# What to work on:
All of the lines below are to be printed again exactly; images are excluded from the output.

# Collected data:
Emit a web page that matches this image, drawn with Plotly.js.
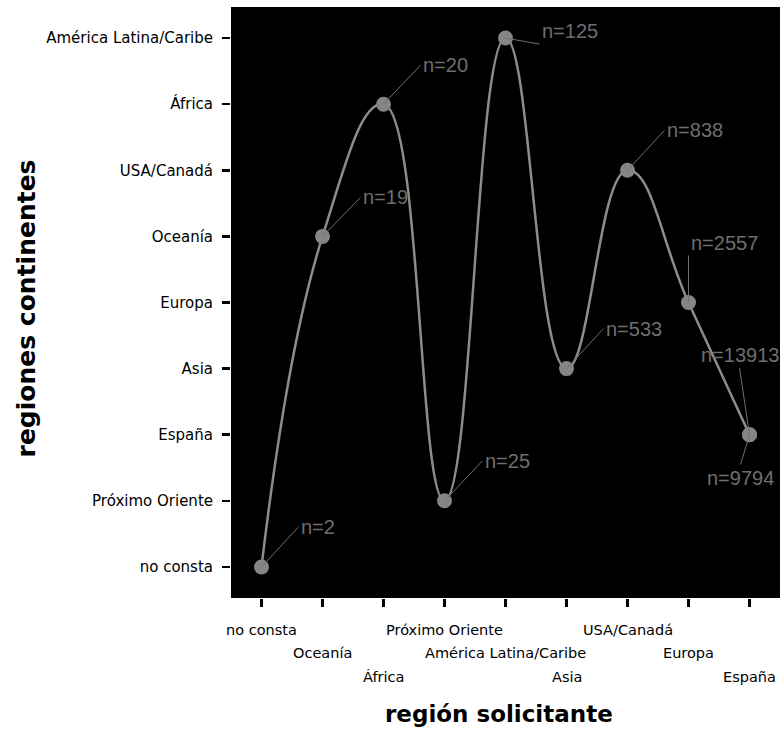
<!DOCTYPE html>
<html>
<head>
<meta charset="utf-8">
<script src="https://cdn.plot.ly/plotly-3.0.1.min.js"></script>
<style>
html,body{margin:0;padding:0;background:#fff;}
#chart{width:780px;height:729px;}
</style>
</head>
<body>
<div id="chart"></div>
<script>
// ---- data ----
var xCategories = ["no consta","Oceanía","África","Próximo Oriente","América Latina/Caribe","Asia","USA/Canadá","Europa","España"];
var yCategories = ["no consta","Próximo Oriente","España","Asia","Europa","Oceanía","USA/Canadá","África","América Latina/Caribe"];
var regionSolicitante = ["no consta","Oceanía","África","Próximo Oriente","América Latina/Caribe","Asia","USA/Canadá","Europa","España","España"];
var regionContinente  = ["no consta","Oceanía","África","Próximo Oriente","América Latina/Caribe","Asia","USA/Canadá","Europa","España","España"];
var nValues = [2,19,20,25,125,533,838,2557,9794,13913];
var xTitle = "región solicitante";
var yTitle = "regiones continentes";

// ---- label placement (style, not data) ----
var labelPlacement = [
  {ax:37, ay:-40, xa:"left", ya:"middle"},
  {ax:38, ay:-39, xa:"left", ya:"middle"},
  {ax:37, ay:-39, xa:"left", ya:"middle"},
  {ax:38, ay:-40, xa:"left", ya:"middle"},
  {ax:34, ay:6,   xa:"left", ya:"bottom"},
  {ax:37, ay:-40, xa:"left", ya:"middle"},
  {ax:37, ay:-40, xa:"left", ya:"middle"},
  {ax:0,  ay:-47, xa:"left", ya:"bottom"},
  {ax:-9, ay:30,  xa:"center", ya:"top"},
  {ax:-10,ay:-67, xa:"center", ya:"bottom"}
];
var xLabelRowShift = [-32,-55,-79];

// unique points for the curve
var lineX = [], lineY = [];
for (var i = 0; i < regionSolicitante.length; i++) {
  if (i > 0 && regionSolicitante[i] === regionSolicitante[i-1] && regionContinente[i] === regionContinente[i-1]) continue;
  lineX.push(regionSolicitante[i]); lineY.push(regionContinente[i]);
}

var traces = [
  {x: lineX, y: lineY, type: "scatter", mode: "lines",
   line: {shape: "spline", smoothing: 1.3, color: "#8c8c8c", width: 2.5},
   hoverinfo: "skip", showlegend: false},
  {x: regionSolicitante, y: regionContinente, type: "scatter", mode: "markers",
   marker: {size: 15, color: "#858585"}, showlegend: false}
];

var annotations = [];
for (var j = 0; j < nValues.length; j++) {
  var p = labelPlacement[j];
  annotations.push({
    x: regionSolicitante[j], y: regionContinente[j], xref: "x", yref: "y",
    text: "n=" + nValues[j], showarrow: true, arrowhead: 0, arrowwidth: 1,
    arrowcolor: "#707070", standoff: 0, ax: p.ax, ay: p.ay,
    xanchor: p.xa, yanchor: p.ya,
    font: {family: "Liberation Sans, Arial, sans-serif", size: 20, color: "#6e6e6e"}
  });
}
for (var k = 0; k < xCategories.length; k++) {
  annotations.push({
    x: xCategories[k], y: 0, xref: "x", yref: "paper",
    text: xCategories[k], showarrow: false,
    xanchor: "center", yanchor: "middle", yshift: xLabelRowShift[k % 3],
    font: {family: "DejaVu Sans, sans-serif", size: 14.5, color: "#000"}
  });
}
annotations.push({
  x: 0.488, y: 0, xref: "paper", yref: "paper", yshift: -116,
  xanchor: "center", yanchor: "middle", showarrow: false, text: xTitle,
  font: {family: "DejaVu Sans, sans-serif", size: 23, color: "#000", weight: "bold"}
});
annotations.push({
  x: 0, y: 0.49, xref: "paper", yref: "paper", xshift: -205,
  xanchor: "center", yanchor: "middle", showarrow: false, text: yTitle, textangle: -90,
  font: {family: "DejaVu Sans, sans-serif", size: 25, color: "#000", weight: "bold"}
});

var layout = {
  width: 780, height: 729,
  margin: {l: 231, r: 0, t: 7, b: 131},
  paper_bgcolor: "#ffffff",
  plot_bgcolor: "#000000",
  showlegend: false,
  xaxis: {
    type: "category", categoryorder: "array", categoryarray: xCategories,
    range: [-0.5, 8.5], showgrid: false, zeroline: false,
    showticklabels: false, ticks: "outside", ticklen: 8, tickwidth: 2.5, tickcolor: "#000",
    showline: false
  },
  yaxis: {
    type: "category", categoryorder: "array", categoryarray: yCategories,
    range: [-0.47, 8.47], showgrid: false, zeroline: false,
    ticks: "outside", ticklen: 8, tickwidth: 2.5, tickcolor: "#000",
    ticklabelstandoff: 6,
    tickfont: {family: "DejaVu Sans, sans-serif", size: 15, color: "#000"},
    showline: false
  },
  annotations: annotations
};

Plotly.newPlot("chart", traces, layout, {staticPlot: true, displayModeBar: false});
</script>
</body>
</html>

# Task response:
Emit a web page that matches this image, drawn with Plotly.js.
<!DOCTYPE html>
<html>
<head>
<meta charset="utf-8">
<script src="https://cdn.plot.ly/plotly-3.0.1.min.js"></script>
<style>
html,body{margin:0;padding:0;background:#fff;}
#chart{width:780px;height:729px;}
</style>
</head>
<body>
<div id="chart"></div>
<script>
// ---- data ----
var xCategories = ["no consta","Oceanía","África","Próximo Oriente","América Latina/Caribe","Asia","USA/Canadá","Europa","España"];
var yCategories = ["no consta","Próximo Oriente","España","Asia","Europa","Oceanía","USA/Canadá","África","América Latina/Caribe"];
var regionSolicitante = ["no consta","Oceanía","África","Próximo Oriente","América Latina/Caribe","Asia","USA/Canadá","Europa","España","España"];
var regionContinente  = ["no consta","Oceanía","África","Próximo Oriente","América Latina/Caribe","Asia","USA/Canadá","Europa","España","España"];
var nValues = [2,19,20,25,125,533,838,2557,9794,13913];
var xTitle = "región solicitante";
var yTitle = "regiones continentes";

// ---- label placement (style, not data) ----
var labelPlacement = [
  {ax:37, ay:-40, xa:"left", ya:"middle"},
  {ax:38, ay:-39, xa:"left", ya:"middle"},
  {ax:37, ay:-39, xa:"left", ya:"middle"},
  {ax:38, ay:-40, xa:"left", ya:"middle"},
  {ax:34, ay:6,   xa:"left", ya:"bottom"},
  {ax:37, ay:-40, xa:"left", ya:"middle"},
  {ax:37, ay:-40, xa:"left", ya:"middle"},
  {ax:0,  ay:-47, xa:"left", ya:"bottom"},
  {ax:-9, ay:30,  xa:"center", ya:"top"},
  {ax:-10,ay:-67, xa:"center", ya:"bottom"}
];
var xLabelRowShift = [-32,-55,-79];

// unique points for the curve
var lineX = [], lineY = [];
for (var i = 0; i < regionSolicitante.length; i++) {
  if (i > 0 && regionSolicitante[i] === regionSolicitante[i-1] && regionContinente[i] === regionContinente[i-1]) continue;
  lineX.push(regionSolicitante[i]); lineY.push(regionContinente[i]);
}

var traces = [
  {x: lineX, y: lineY, type: "scatter", mode: "lines",
   line: {shape: "spline", smoothing: 1.3, color: "#8c8c8c", width: 2.5},
   hoverinfo: "skip", showlegend: false},
  {x: regionSolicitante, y: regionContinente, type: "scatter", mode: "markers",
   marker: {size: 15, color: "#858585"}, showlegend: false}
];

var annotations = [];
for (var j = 0; j < nValues.length; j++) {
  var p = labelPlacement[j];
  annotations.push({
    x: regionSolicitante[j], y: regionContinente[j], xref: "x", yref: "y",
    text: "n=" + nValues[j], showarrow: true, arrowhead: 0, arrowwidth: 1,
    arrowcolor: "#707070", standoff: 0, ax: p.ax, ay: p.ay,
    xanchor: p.xa, yanchor: p.ya,
    font: {family: "Liberation Sans, Arial, sans-serif", size: 20, color: "#6e6e6e"}
  });
}
for (var k = 0; k < xCategories.length; k++) {
  annotations.push({
    x: xCategories[k], y: 0, xref: "x", yref: "paper",
    text: xCategories[k], showarrow: false,
    xanchor: "center", yanchor: "middle", yshift: xLabelRowShift[k % 3],
    font: {family: "DejaVu Sans, sans-serif", size: 14.5, color: "#000"}
  });
}
annotations.push({
  x: 0.488, y: 0, xref: "paper", yref: "paper", yshift: -116,
  xanchor: "center", yanchor: "middle", showarrow: false, text: xTitle,
  font: {family: "DejaVu Sans, sans-serif", size: 23, color: "#000", weight: "bold"}
});
annotations.push({
  x: 0, y: 0.49, xref: "paper", yref: "paper", xshift: -205,
  xanchor: "center", yanchor: "middle", showarrow: false, text: yTitle, textangle: -90,
  font: {family: "DejaVu Sans, sans-serif", size: 25, color: "#000", weight: "bold"}
});

var layout = {
  width: 780, height: 729,
  margin: {l: 231, r: 0, t: 7, b: 131},
  paper_bgcolor: "#ffffff",
  plot_bgcolor: "#000000",
  showlegend: false,
  xaxis: {
    type: "category", categoryorder: "array", categoryarray: xCategories,
    range: [-0.5, 8.5], showgrid: false, zeroline: false,
    showticklabels: false, ticks: "outside", ticklen: 8, tickwidth: 2.5, tickcolor: "#000",
    showline: false
  },
  yaxis: {
    type: "category", categoryorder: "array", categoryarray: yCategories,
    range: [-0.47, 8.47], showgrid: false, zeroline: false,
    ticks: "outside", ticklen: 8, tickwidth: 2.5, tickcolor: "#000",
    ticklabelstandoff: 6,
    tickfont: {family: "DejaVu Sans, sans-serif", size: 15, color: "#000"},
    showline: false
  },
  annotations: annotations
};

Plotly.newPlot("chart", traces, layout, {staticPlot: true, displayModeBar: false});
</script>
</body>
</html>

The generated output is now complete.